Grandson talks about losing grandmother in San Jose bus crash

SAN JOSE, Calif. (KGO) -- A team of NTSB investigators are examining a Greyhound bus that crashed, killing two women in South San Jose early Tuesday morning.

The second victim who died in the bus crash was identified Wednesday as 76-year-old Maria Ortiz of Salinas.

Ortiz was known as a caring and compassionate woman who always put herself before others. She was known as the grandmother of a Salinas neighborhood where she lived for nearly 50 years. Family members are in disbelief over what happened, but said they will rely on faith and friendship to get them through this very difficult time. "The way it happened was the worst way we could've found out about it, we were in shock," Ortiz's grandson Joel Ibarra said.

The Greyhound bus overturned in South San Jose on northbound Hwy 101. One man was seriously injured and nine others, including the driver, suffered minor injuries. They were taken to nearby hospitals and 10 others were transported by a chartered bus to San Francisco.

The other woman who died was identified as 51-year-old Fely Olivera of San Francisco. Investigators said the two women died after being ejected through the front windows of the bus.

WATCH VIDEO: Man talks about losing mother in Greyhound bus crash

Ortiz was returning home after visiting relatives in Tijuana before the crash. "They thought she was just going to board another bus in L.A. and then come straight to Salinas, that wasn't the case," Ibarra said.

Family members were notified of Ortiz's death by the coroner's office just after 7 p.m., but earlier in the day getting details from anyone turned out to be a struggle. "We called the Greyhound stations to see if she had boarded any other buses or to see if she had gone anywhere else, but nobody had any information on her," Ibarra said.

Ortiz came to Salinas from Mexico in the 1960's to pursue the American dream.

PHOTOS: Greyhound bus overturns on Hwy 101 in San Jose

Her daughter said she was an amazing mother who raised six children on her own. She was a proud grandmother of 13 and also looked after the other kids in the neighborhood. "A lot of the kids would come and visit her, they would call her grandma and we loved seeing that because we knew the type of person she was," Ibarra said.

Ortiz's family said they'll hang onto memories of their loved one who they say had so much more to give. "We'd walk right into the door and it was a hug and a kiss and she'd tell us how much she missed us and you know, that's what I'm going to miss the most, walking into this house and not getting that hug," Ibarra said. "Things happen, you know and God does things for a reason."

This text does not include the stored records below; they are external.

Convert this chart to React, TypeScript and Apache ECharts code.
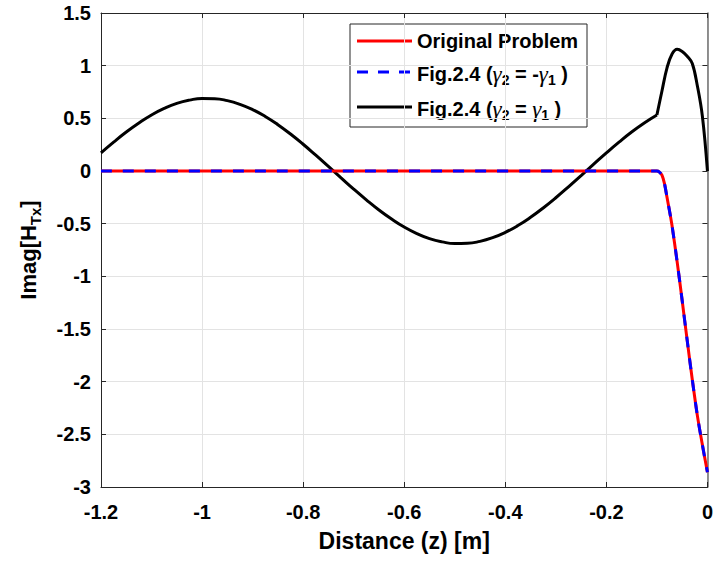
import React, { useEffect, useRef } from "react";
import * as echarts from "echarts";

// Fig.2.4 (γ2 = γ1): oscillating part, distance (m) and value
const zBlackWave = [
  -1.2, -1.175, -1.15, -1.125, -1.1, -1.075, -1.05, -1.025, -1.0, -0.975,
  -0.95, -0.925, -0.9, -0.875, -0.85, -0.825, -0.8, -0.775, -0.75, -0.725,
  -0.7, -0.675, -0.65, -0.625, -0.6, -0.575, -0.55, -0.525, -0.5, -0.475,
  -0.45, -0.425, -0.4, -0.375, -0.35, -0.325, -0.3, -0.275, -0.25, -0.225,
  -0.2, -0.175, -0.15, -0.125, -0.1,
];
const figPositiveWave = [
  0.172, 0.274, 0.370, 0.456, 0.532, 0.594, 0.642, 0.673, 0.689, 0.687,
  0.668, 0.633, 0.583, 0.518, 0.440, 0.351, 0.254, 0.150, 0.043, -0.065,
  -0.172, -0.274, -0.370, -0.456, -0.532, -0.594, -0.642, -0.673, -0.689, -0.687,
  -0.668, -0.633, -0.583, -0.518, -0.440, -0.351, -0.254, -0.150, -0.043, 0.065,
  0.172, 0.274, 0.370, 0.456, 0.532,
];
// Fig.2.4 (γ2 = γ1): peak near the end
const zBlackPeak = [-0.1, -0.09, -0.08, -0.07, -0.06, -0.05, -0.04, -0.03, -0.02, -0.01, 0];
const figPositivePeak = [0.532, 0.76, 0.98, 1.11, 1.155, 1.135, 1.09, 1.02, 0.81, 0.52, 0];

// Distance samples (m) for the red / blue curves
const zOriginal = [
  -1.2, -0.1, -0.095, -0.09, -0.085, -0.08, -0.075, -0.07, -0.06, -0.05,
  -0.04, -0.03, -0.02, -0.01, 0,
];
// Original Problem
const originalProblem = [
  0, 0, -0.01, -0.04, -0.12, -0.25, -0.38, -0.52, -0.86, -1.23,
  -1.61, -1.98, -2.32, -2.6, -2.86,
];
// Fig.2.4 (γ2 = -γ1), coincides with the original problem
const figNegative = [
  0, 0, -0.01, -0.04, -0.12, -0.25, -0.38, -0.52, -0.86, -1.23,
  -1.61, -1.98, -2.32, -2.6, -2.86,
];

const seriesNames = ["Original Problem", "Fig.2.4 (γ2 = -γ1 )", "Fig.2.4 (γ2 = γ1 )"];

const xTicks = { min: -1.2, max: 0, interval: 0.2 };
const yTicks = { min: -3, max: 1.5, interval: 0.5 };

const FONT = "'Liberation Sans', Arial, Helvetica, sans-serif";
const AXIS_COLOR = "#262626";

const fmt = (v: number) => String(parseFloat(v.toFixed(1)));

export default function App() {
  const ref = useRef<HTMLDivElement>(null);
  useEffect(() => {
    if (!ref.current) return;
    const chart = echarts.init(ref.current, undefined, { renderer: "svg" });
    const tickLabel = { fontFamily: FONT, fontWeight: "bold" as const, fontSize: 20, color: "#000" };
    const legendRich = {
      a: { fontFamily: FONT, fontWeight: "bold", fontSize: 20, fill: "#000", lineHeight: 26 },
      g: { fontFamily: "'Liberation Serif', 'DejaVu Serif', serif", fontStyle: "italic", fontSize: 23, fill: "#000", lineHeight: 26 },
      s: { fontFamily: FONT, fontWeight: "bold", fontSize: 14, fill: "#000", verticalAlign: "bottom" },
    };
    const lx1 = 357, lx2 = 412, tx = 417;
    const rows = [41, 72, 107];
    const blackLine = { color: "#000000", width: 3 };
    chart.setOption({
      animation: false,
      backgroundColor: "#fff",
      grid: { left: 101, right: 8, top: 13, bottom: 77, containLabel: false },
      xAxis: [
        {
          type: "value",
          min: xTicks.min,
          max: xTicks.max,
          interval: xTicks.interval,
          name: "Distance (z) [m]",
          nameLocation: "middle",
          nameGap: 42,
          nameTextStyle: { fontFamily: FONT, fontWeight: "bold", fontSize: 23, color: "#000" },
          axisLine: { show: true, onZero: false, lineStyle: { color: AXIS_COLOR, width: 1 } },
          axisTick: { show: true, inside: true, length: 5, lineStyle: { color: AXIS_COLOR } },
          axisLabel: { ...tickLabel, margin: 15, formatter: fmt },
          splitLine: { show: true, lineStyle: { color: "#e3e3e3", width: 1 } },
        },
        {
          type: "value",
          position: "top",
          min: xTicks.min,
          max: xTicks.max,
          interval: xTicks.interval,
          axisLine: { show: true, onZero: false, lineStyle: { color: AXIS_COLOR, width: 1 } },
          axisTick: { show: true, inside: true, length: 5, lineStyle: { color: AXIS_COLOR } },
          axisLabel: { show: false },
          splitLine: { show: false },
        },
      ],
      yAxis: [
        {
          type: "value",
          min: yTicks.min,
          max: yTicks.max,
          interval: yTicks.interval,
          name: "{a|Imag[H}{s|Tx}{a|]}",
          nameLocation: "middle",
          nameGap: 58,
          nameRotate: 90,
          nameTextStyle: {
            rich: {
              a: { fontFamily: FONT, fontWeight: "bold", fontSize: 22, color: "#000", lineHeight: 30 },
              s: { fontFamily: FONT, fontWeight: "bold", fontSize: 15, color: "#000", verticalAlign: "bottom" },
            },
          },
          axisLine: { show: true, onZero: false, lineStyle: { color: AXIS_COLOR, width: 1 } },
          axisTick: { show: true, inside: true, length: 5, lineStyle: { color: AXIS_COLOR } },
          axisLabel: { ...tickLabel, margin: 10, formatter: fmt },
          splitLine: { show: true, lineStyle: { color: "#e3e3e3", width: 1 } },
        },
        {
          type: "value",
          position: "right",
          min: yTicks.min,
          max: yTicks.max,
          interval: yTicks.interval,
          axisLine: { show: true, onZero: false, lineStyle: { color: "#6e6e6e", width: 1.5 } },
          axisTick: { show: true, inside: true, length: 5, lineStyle: { color: AXIS_COLOR } },
          axisLabel: { show: false },
          splitLine: { show: false },
        },
      ],
      series: [
        {
          name: seriesNames[0],
          type: "line",
          xAxisIndex: 0,
          yAxisIndex: 0,
          data: zOriginal.map((z, i) => [z, originalProblem[i]]),
          showSymbol: false,
          smooth: 0.3,
          lineStyle: { color: "#ff0000", width: 3 },
          z: 3,
        },
        {
          name: seriesNames[1],
          type: "line",
          xAxisIndex: 0,
          yAxisIndex: 0,
          data: zOriginal.map((z, i) => [z, figNegative[i]]),
          showSymbol: false,
          smooth: 0.3,
          lineStyle: { color: "#0000ff", width: 3, type: [11, 11] },
          z: 4,
        },
        {
          name: seriesNames[2],
          type: "line",
          xAxisIndex: 0,
          yAxisIndex: 0,
          data: zBlackWave.map((z, i) => [z, figPositiveWave[i]]),
          showSymbol: false,
          smooth: 0.5,
          lineStyle: blackLine,
          z: 2,
        },
        {
          name: seriesNames[2],
          type: "line",
          xAxisIndex: 0,
          yAxisIndex: 0,
          data: zBlackPeak.map((z, i) => [z, figPositivePeak[i]]),
          showSymbol: false,
          smooth: 0.4,
          lineStyle: blackLine,
          z: 2,
        },
      ],
      graphic: [
        {
          type: "group",
          z: 100,
          children: [
            {
              type: "rect",
              shape: { x: 350, y: 24, width: 237, height: 103 },
              style: { fill: "#fff", stroke: AXIS_COLOR, lineWidth: 1 },
            },
            { type: "line", shape: { x1: lx1, y1: rows[0], x2: lx2, y2: rows[0] }, style: { stroke: "#ff0000", lineWidth: 3 } },
            { type: "line", shape: { x1: lx1, y1: rows[1], x2: lx2, y2: rows[1] }, style: { stroke: "#0000ff", lineWidth: 3, lineDash: [11, 10] } },
            { type: "line", shape: { x1: lx1, y1: rows[2], x2: lx2, y2: rows[2] }, style: { stroke: "#000000", lineWidth: 3 } },
            {
              type: "text",
              x: tx,
              y: rows[0],
              style: { text: "{a|Original Problem}", rich: legendRich, verticalAlign: "middle", align: "left" },
            },
            {
              type: "text",
              x: tx,
              y: rows[1] + 2,
              style: { text: "{a|Fig.2.4 (}{g|γ}{s|2}{a| = -}{g|γ}{s|1}{a| )}", rich: legendRich, verticalAlign: "middle", align: "left" },
            },
            {
              type: "text",
              x: tx,
              y: rows[2] + 2,
              style: { text: "{a|Fig.2.4 (}{g|γ}{s|2}{a| = }{g|γ}{s|1}{a| )}", rich: legendRich, verticalAlign: "middle", align: "left" },
            },
          ],
        },
      ],
    });
    return () => chart.dispose();
  }, []);
  return (
    <div
      ref={ref}
      style={{ position: "fixed", left: 0, top: 0, width: 716, height: 564, background: "#fff" }}
    />
  );
}
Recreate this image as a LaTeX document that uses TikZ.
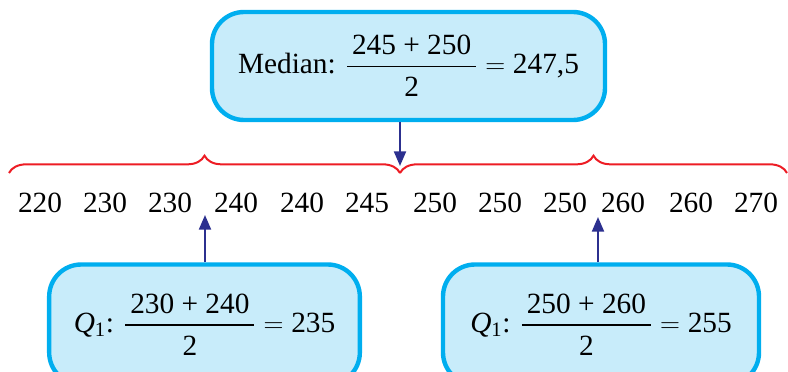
\documentclass[tikz,border=0pt]{standalone}
\usepackage{amsmath}
\usepackage{fontspec}
\setmainfont{Liberation Serif}
\usepackage{xcolor}
\usetikzlibrary{decorations.pathreplacing,arrows.meta}

\definecolor{boxline}{RGB}{0,174,239}
\definecolor{boxfill}{RGB}{200,236,250}
\definecolor{arrowblue}{RGB}{44,48,143}
\definecolor{bracered}{RGB}{237,28,36}

% fraction with a heavier bar and a little more air
\newcommand{\avgfrac}[2]{\genfrac{}{}{1.3pt}{0}{\text{\,#1\,}\rule[-3pt]{0pt}{3pt}}{\rule{0pt}{18pt}\text{#2}}}

\begin{document}
\begin{tikzpicture}[x=0.75pt,y=-0.75pt,font=\fontsize{22}{26}\selectfont,
  rbox/.style={draw=boxline,fill=boxfill,line width=3.3pt,rounded corners=24pt,inner sep=0pt},
  up/.style={arrowblue,line width=1.6pt,-{Triangle[length=11pt,width=9pt]}},
  brc/.style={bracered,line width=1.5pt,decorate,decoration={brace,amplitude=13pt}}]
  \useasboundingbox (0,0) rectangle (788,371);
  % the data row
  \foreach \x/\v [count=\i] in {40/220,105/230,170/230,236/240,302/240,367/245,435/250,500/250,565/250,623/260,691/260,756/270} {
    \node (n\i) at (\x,203) {\v};
  }
  % braces over both halves
  \coordinate (bl) at (9,173); \coordinate (bm) at (400,173); \coordinate (br) at (787,173);
  \draw[brc] (bl) -- (bm);
  \draw[brc] (bm) -- (br);
  % median box
  \node[rbox,minimum width=294.75pt,minimum height=81pt] (median) at (408.5,66)
    {Median: $\avgfrac{245 + 250}{2}=\text{247,5}$};
  \coordinate (mtip) at (400,166);
  \draw[up] (median.south -| mtip) -- (mtip);
  % quartile boxes, cut off at the bottom
  \node[rbox,minimum width=233pt,minimum height=90pt] (qlow) at (204.5,324.5)
    {\textit{Q}$_{\text{1}}$: $\avgfrac{230 + 240}{2}=\text{235}$};
  \node[rbox,minimum width=237pt,minimum height=90pt] (qhigh) at (601,324.5)
    {\textit{Q}$_{\text{1}}$: $\avgfrac{250 + 260}{2}=\text{255}$};
  \coordinate (ltip) at (205,215); \coordinate (rtip) at (598,217);
  \draw[up] (qlow.north -| ltip) -- (ltip);
  \draw[up] (qhigh.north -| rtip) -- (rtip);
\end{tikzpicture}
\end{document}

NTSB investigators inspect bus wreckage at towing yard in Gilroy

The NTSB investigation is expected to last for months. Now that the CHP has ruled out drug and alcohol, the NTSB will have to focus on the buses mechanical systems and on the driver to find out if he was falling asleep at the wheel.

Officials moved the bus from a towing yard in Gilroy and is taking it to a Caltrans yard in San Martin where investigators will have more room to work.

The NTSB calls it a multi-discipline investigation. They're going to take a hard look at the driver and whether he had enough rest and what was he doing as the crash happened. He left Los Angeles at 11:30 p.m. Monday night and had clocked seven hours behind the wheel.

The CHP says 58-year-old Gary Bonslater admitted he was fatigued.

WATCH VIDEO: Greyhound passenger describes accident

The NTSB will look into Greyhound's safety procedures and policies as well. The bus company told ABC7 News that it requires drivers to have nine hours of rest, an hour longer than federal regulations.

As NTSB investigators went through the wreckage at the tow yard in Gilroy Wednesday where they recovered a key item. "Yes, we have recovered a camera from the bus. We'll be looking into whether it recorded any information or not," lead NTSB investigator Jennifer Morrison said.

WATCH VIDEO: First responders worked fast to help those injured in San Jose bus crash

Greyhound told ABC7 News that its camera records both the driver and the road ahead. If it was working properly, the video could determine if the driver fell asleep at the wheel. "Anything related to the driver will be covered by our human performance investigation and all factors relating to the driver will be part of our investigation," Morrison said.

The NTSB has sent eight investigators to examine the bus. They will also look at highway design and the impact attenuators or barrels used to cushion a vehicle plowing into a divider. The barrels hit by the bus were hollow. Other barrels can be filled with sand or water. The bus weighs 17 tons and was traveling an estimated 65 miles an hour when it crashed.

The NTSB will also look at what can be done to help protect passengers better. Both the CHP and NTSB officials confirmed the Greyhound bus had seat belts, but working to find out if they were being used.